Yet their critics might claim a moral victory. In the hall 715 voted in favour of a motion of no confidence in the selectors and 412 against but the proxy vote saved the committee's bacon, 6,135 against, 4,600 for. As MCC secretary John Stephenson said afterwards: 'The closeness of the vote means that the committee will have to do some very serious thinking on the opinions expressed by members tonight.'
The world's most prestigious cricket club wanted to send a much stronger message of support to Keith Fletcher and Graham Gooch, team manager and captain of the tour in India, and to the selectors under fire. It was clear from the atmosphere in the hall, however, that many members felt a distinct unease about selections they believe put one-day cricket ahead of Test matches, although, as was pointed out, the selectors were only following their brief.
The relative narrowness of the vote surprised all. Stephenson added that the committee might have to improve their communications and their liaison with the TCCB.
Some 180 MCC members had requested the meeting, costing the club pounds 25,000, to propose a vote of no confidence, the principal complaints being the omission of David Gower and Jack Russell from the England tour of India and the inclusion of the former South African rebels John Emburey, Mike Gatting and Paul Jarvis. For almost three hours under the glory of a white, blue and gold stucco ceiling, dwarfed by the giant pipes of the organ, lawyers, headmasters, accountants, even a Field Marshal, 2,000 of them in all, argued over an issue upon which MCC now has no more influence than one vote in 20.
The dissident speakers took the floor of the hall, their speeches the more lucid and wittier. Dennis Oliver, the London financier who began the revolt, was caustic: 'John Emburey is on tour because he is a friend of Graham Gooch. David Gower is not because he isn't' He added: 'Now, in the land of great wicketkeepers, we have batsmen acting as long stops. The selectors are inert, or inept or incompetent or all three and have made a mockery of their responsibilities.' Later, though, he conceded defeat graciously. 'As far as I'm concerned that's the end of it, but I've no regrets.'
In reply Hubert Doggart, for the committee, pointed out there had been rows before, notably in 1928 when Frank Woolley, after 3,000 runs and 60 wickets, was omitted from a tour of Australia in which England won the Test series 4-1. The selectors, said Doggart, have been thorough, conscientious and successful - England won 16 and lost 6 of their 26 fixtures in 1992.

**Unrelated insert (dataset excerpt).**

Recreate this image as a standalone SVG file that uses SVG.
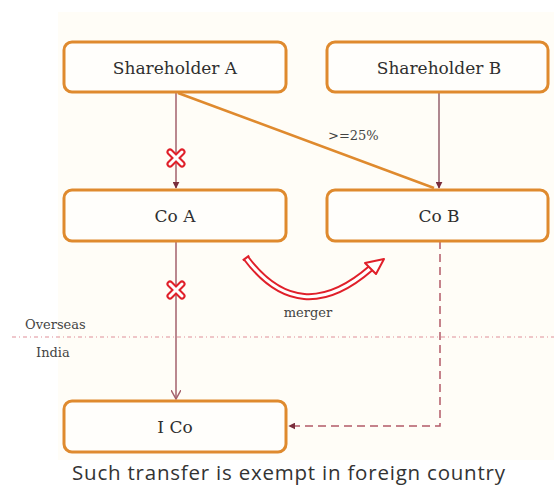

'Can you believe that Gower was omitted on cricketing grounds?' Lord Bonham-Carter asked. 'If he was then the selectors clearly are stark staring mad.' He added: 'If his reluctance to do press-ups and run three miles a day is held against him then his impeccable behaviour over South Africa when he twice rejected six-figure sums must be taken into account.'
Field Marshal Lord Bramall countered: 'I am saddened that this motion makes an unworthy division between gentlemen and players, between the amateur and professional approach.' He praised Gooch, adding: 'What commander has not the right to say who he wants to take with him into the fray?'
Lord Mountgarret backed the committee, Anthony Bradbury, QC, another leading Yorkshireman, was unhappy with the system while Donald Trelford, editor of the Observer, insisted: 'We have the right to protest and the right to choose our channel.'
Donald Rich, chairman of Gower's county, Hampshire, said he too was appalled but added: 'We have to respect the integrity of the selectors and I object to the slur on John Emburey. I do not believe that Gooch would choose him purely for friendship. I am sure the TCCB will take all these opinions into account when selection is next considered.'
Other speakers suggested that the underlying issue was the importance given to one-day internationals on the Indian tour. Brian Bolus, a former England player, insisted that England had the best possible squad for this particular tour. Lord Gilmour pointed out that no one in the meeting had found one good reason for Gower's exclusion and therefore there could not be one. Lord Griffiths, winding up, said the meeting had embarrassed Gower and that there were much more serious concerns in cricket than the selection for one tour.